In the 1930s and 40s, the Bronx was largely a working class area composed of Jewish, Polish, and Italian families (Gonzalez). The Grand Concourse was filled with Art Deco masterpieces gilded in WPA Art. Old Yankee Stadium stood emblematic of America’s favorite pastime outfitted in blue and white pinstripes. Rows of multi-family brownstones lined the streets, and family-owned shops occupied main thoroughfares like Third Avenue and 149th Street.

Then, after the end of World War II, Levittown created a chain reaction of white picket-fenced suburbs, which was an attainable goal for white families in the Bronx. At the same time, mass-immigration from Puerto Rico to the US began, as well as the Second Great Migration of southern blacks to northern cities. The Urban Renewal Act gave money to cities for slum clearance and the creation of public housing. Similar legislation refashioned the post-war city into the new modernist ideal of tower-in-the-park buildings with grand public plazas. In New York, this style was epitomized by Robert Moses and his myriad projects across the city in the 1950s and 60s, including these same slum clearance and public housing measures, the creation of interstate highways (like the infamous Cross-Bronx Expressway) and major cultural landmarks like Lincoln Center.

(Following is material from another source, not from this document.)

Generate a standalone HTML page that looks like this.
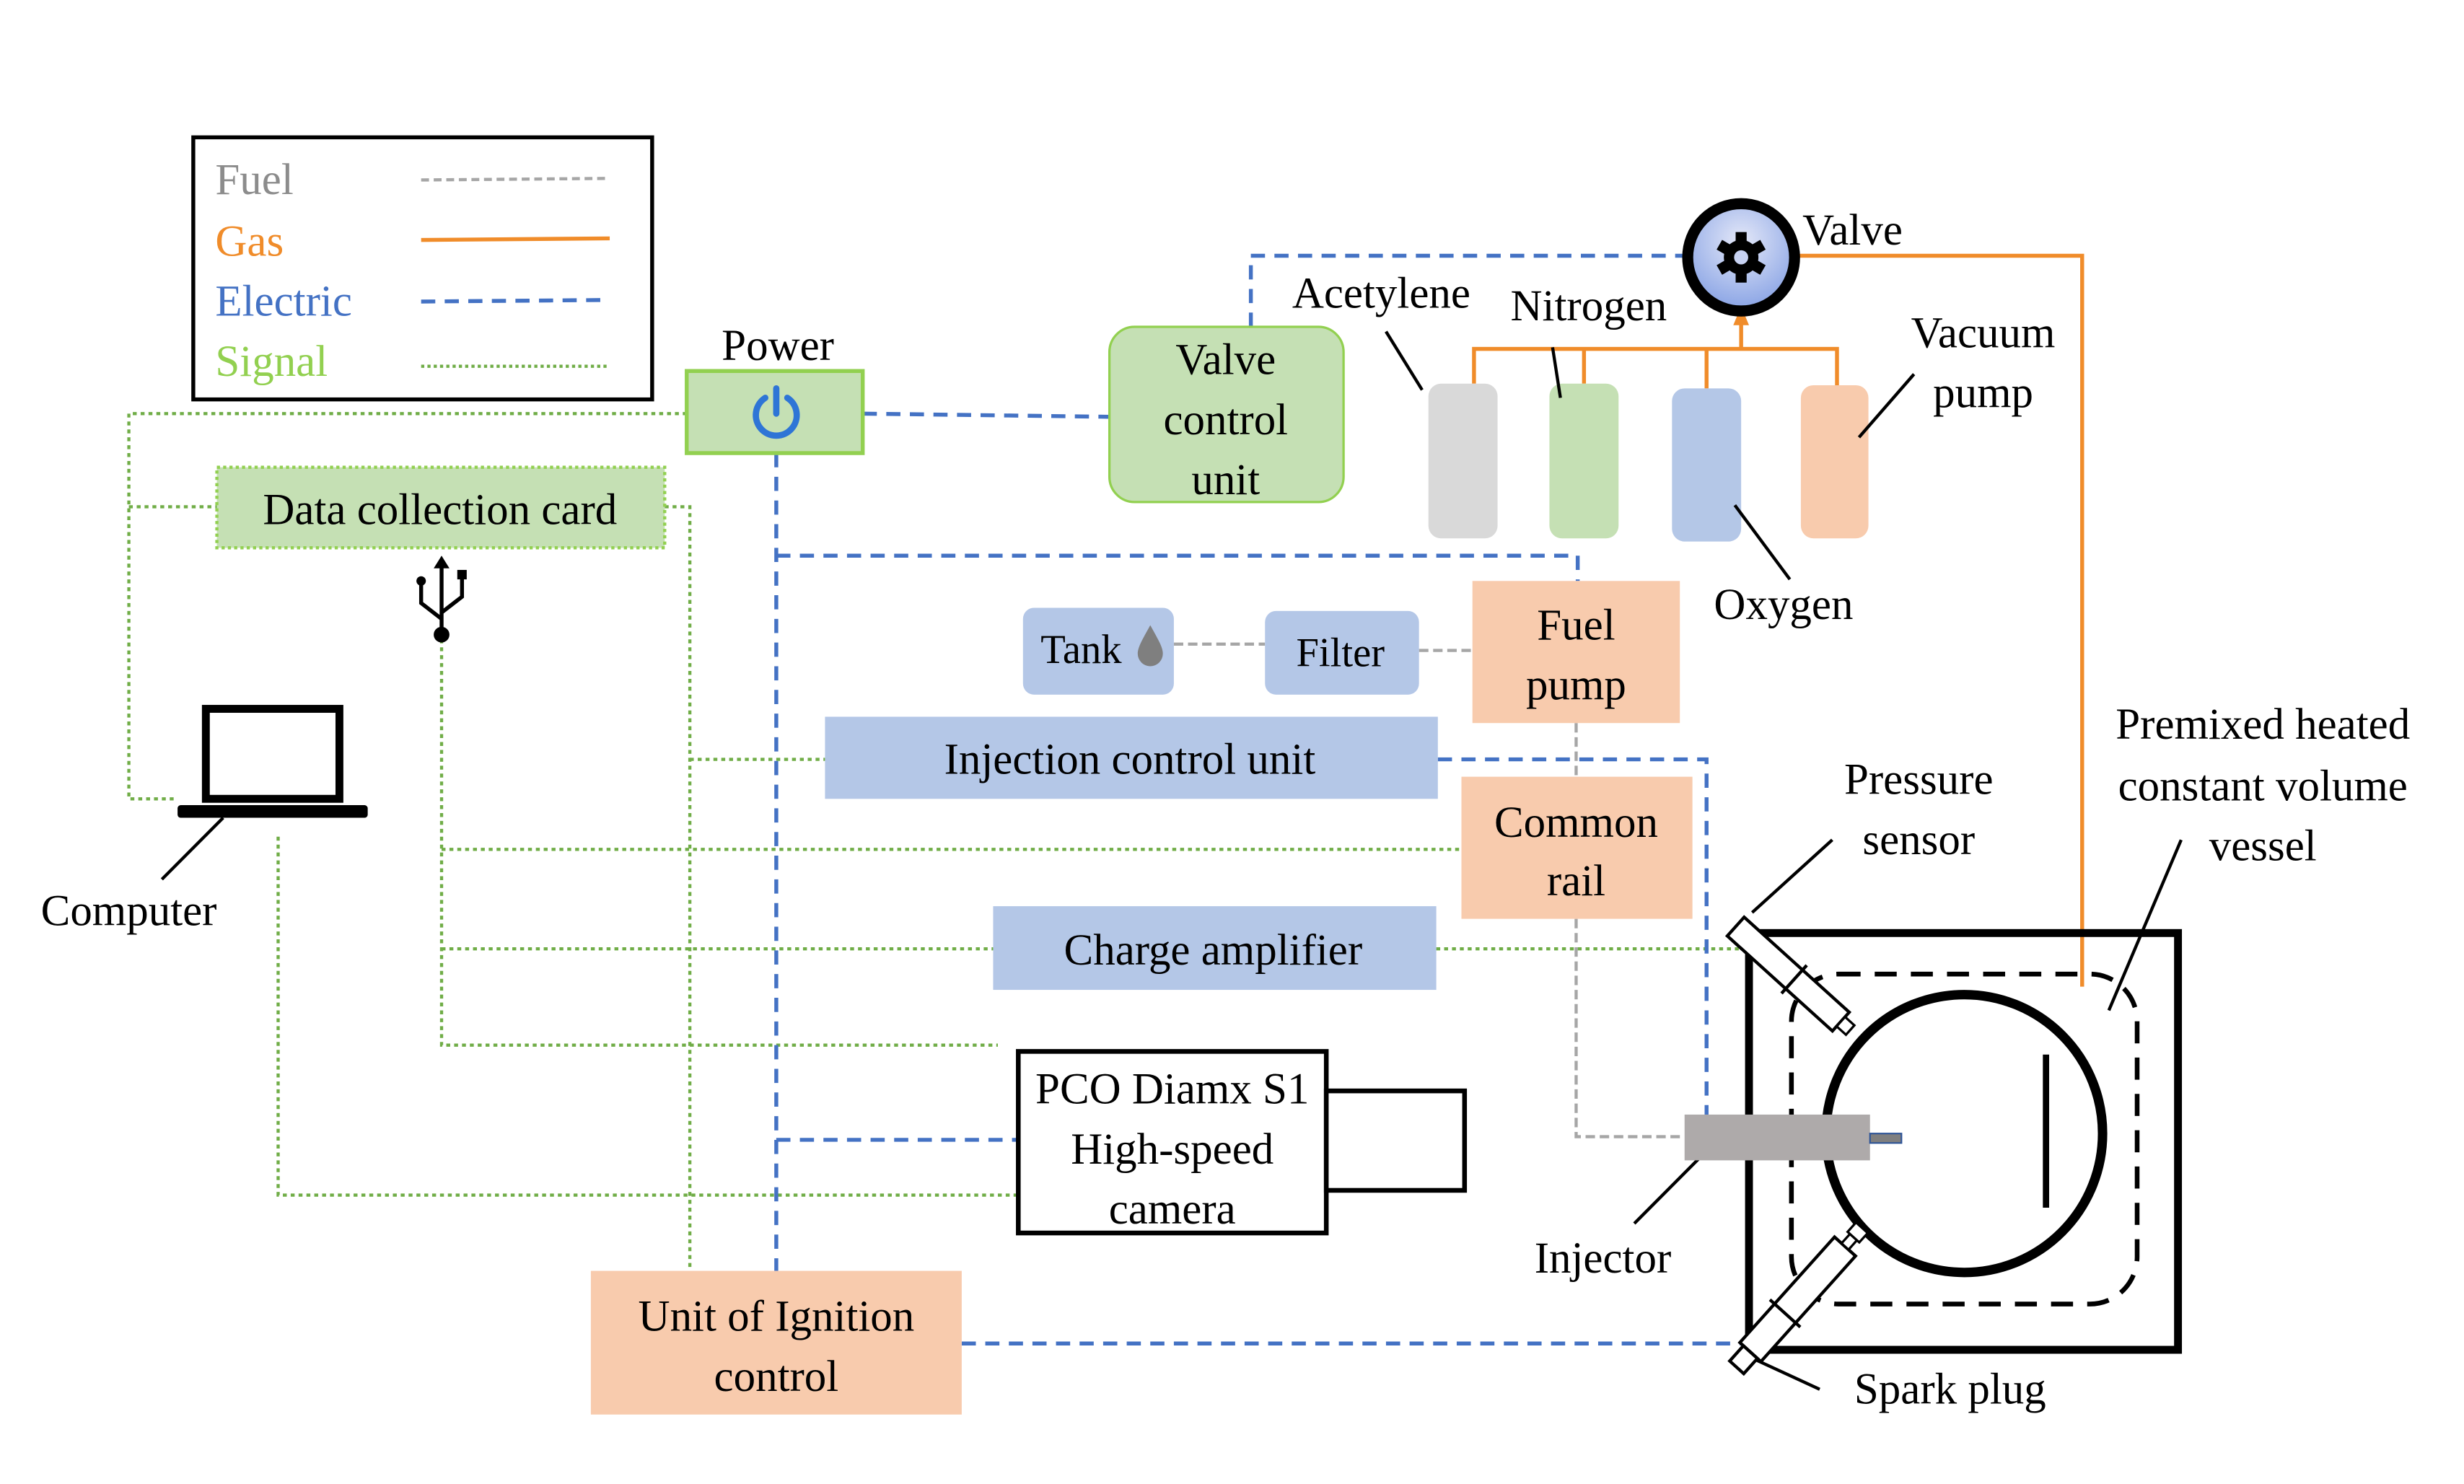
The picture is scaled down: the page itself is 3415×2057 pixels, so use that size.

However, all this development came at the cost of homes and livelihoods. Slum clearance in Harlem began as early as 1945 and continued in full force into the 1970s (Gonzalez 148). Despite the triumph of civil rights and tactics of peaceful protest in the 1960s, redlining, blockbusting, and racist housing policies continued, concentrating people of color in what became the inner city, compounded by the introduction of drugs (Gonzalez 149). Between 1950 and 1976, 500,000 factory jobs were lost in New York City due to deindustrialization (Gonzalez 118). Specifically, 300 companies employing 10,000 workers left the Bronx in the 70s (Gonzalez 118). In 1975, the city declared bankruptcy, and during the 1977 World Series at Yankee Stadium, an announcer saw smoke and pronounced the fated words, “the Bronx is burning.” Unable or unwilling to keep up properties falling into disrepair, landlords set fire to their own buildings to collect insurance money. Entire blocks fell to to the ground and countless families were displaced from their homes. And in the center of it all—Melrose.